Der Temperaturanstieg in dieser Schicht der Atmosphäre gehe zudem mit einer massiven Schwächung des rotierenden Polarwirbels einher: „Wenn die Zirkulation des winterlichen Polarwirbels durch starken Luftaustausch von Wetterschicht und Stratosphäre gestört wird, dann kann es in Höhen von über 20 Kilometern zu einer großräumigen Erwärmung um bis zu 50 Grad und mehr kommen. Diese weltweit stärkste Form des Temperaturanstiegs in der Atmosphäre kann den Wirbelwind zum Erliegen bringen“, schilderte Kirchengast.

Primär nördlich von Europa und Asien

Die Klimaforscher haben Daten der vergangenen vier Jahrzehnte - jeweils von November bis April - ausgewertet: „95 Prozent dieser Erwärmungsereignisse sind von Dezember bis Februar zu beobachten, und bei über drei Viertel liegt das Gebiet des stärksten Temperaturanstiegs nördlich von Europa und Asien“, so der Klimaforscher. Neben der deutlichen Zunahme der Dauer dieser Erwärmung, zeigte sich auch eine tendenzielle - statistisch noch nicht signifikante - Steigerung der Intensität.

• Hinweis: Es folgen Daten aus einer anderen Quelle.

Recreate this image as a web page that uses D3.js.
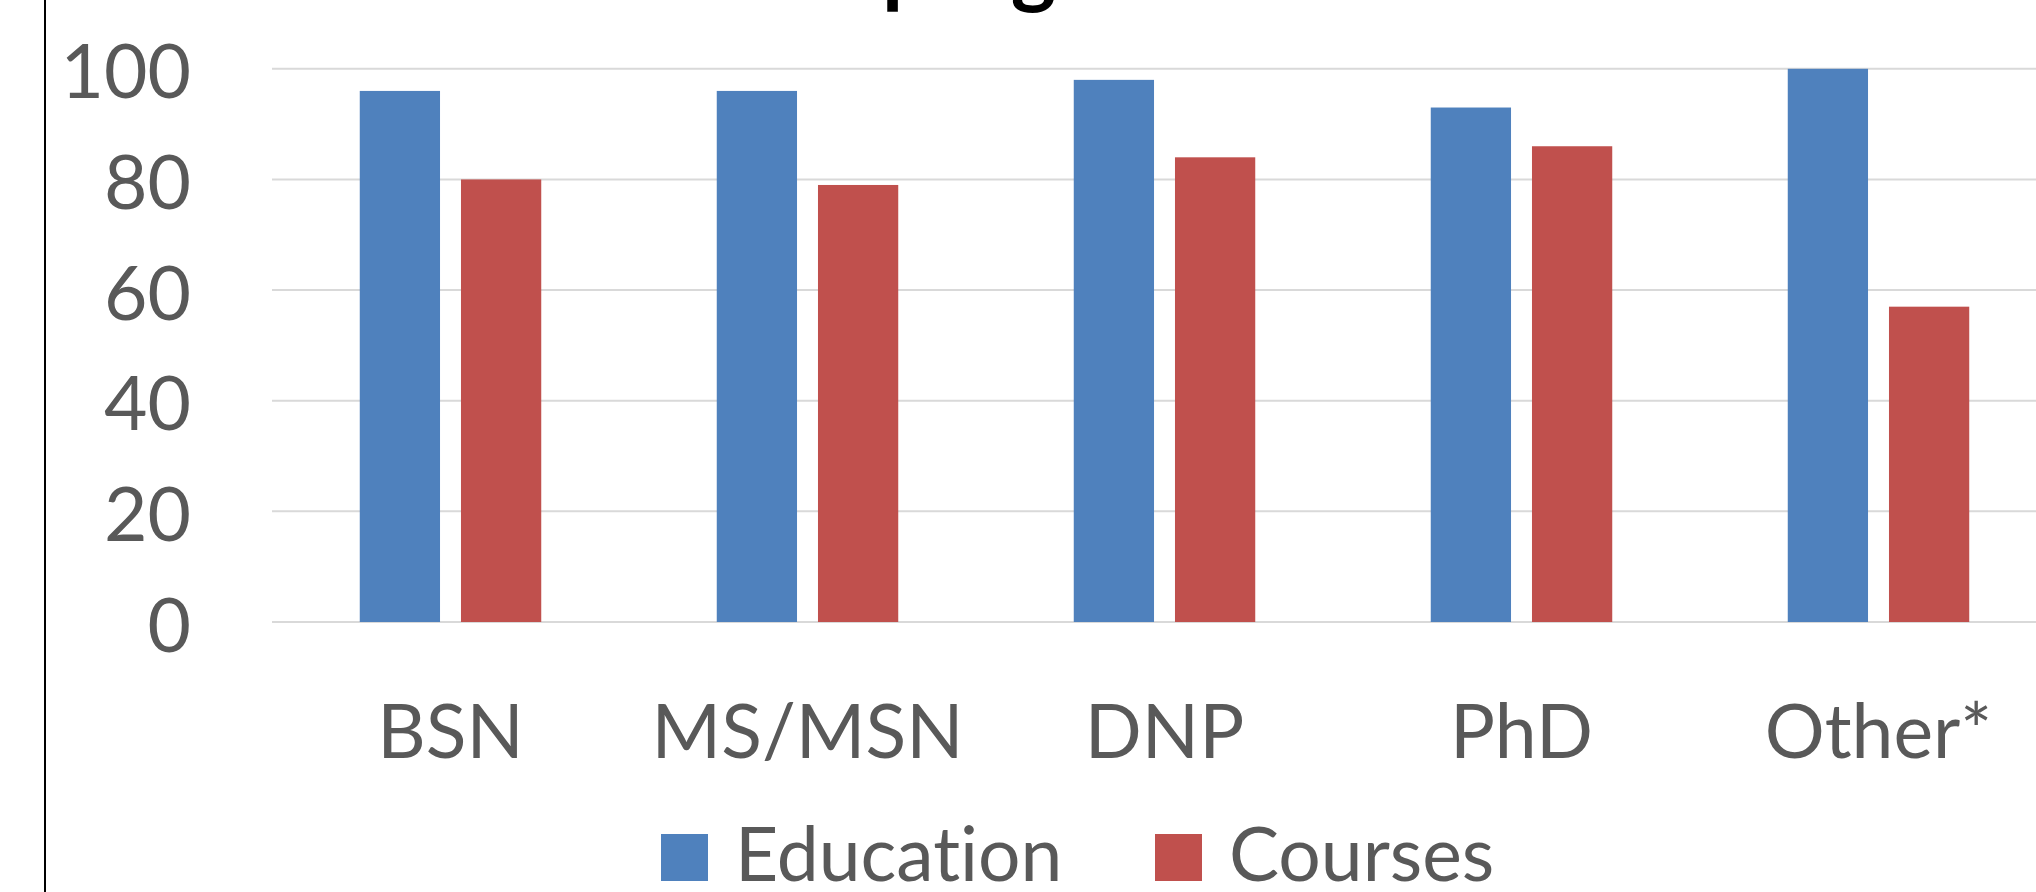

„Unsere Ergebnisse verstärken die Hinweise anderer Studien, dass sich durch den Klimawandel solche Polarwirbelstörungen zunehmend stärker ausprägen“, so Kirchengast. In Europa führe das zu „stärkeren kurzdauernden Kälteextremen“. In weiteren Arbeiten analysiert das Team an der Uni Graz das von der Erderwärmung angestoßene komplexe Wechselspiel von Zirkulation und Wetterextremen zwischen polaren und mittleren Breiten genauer.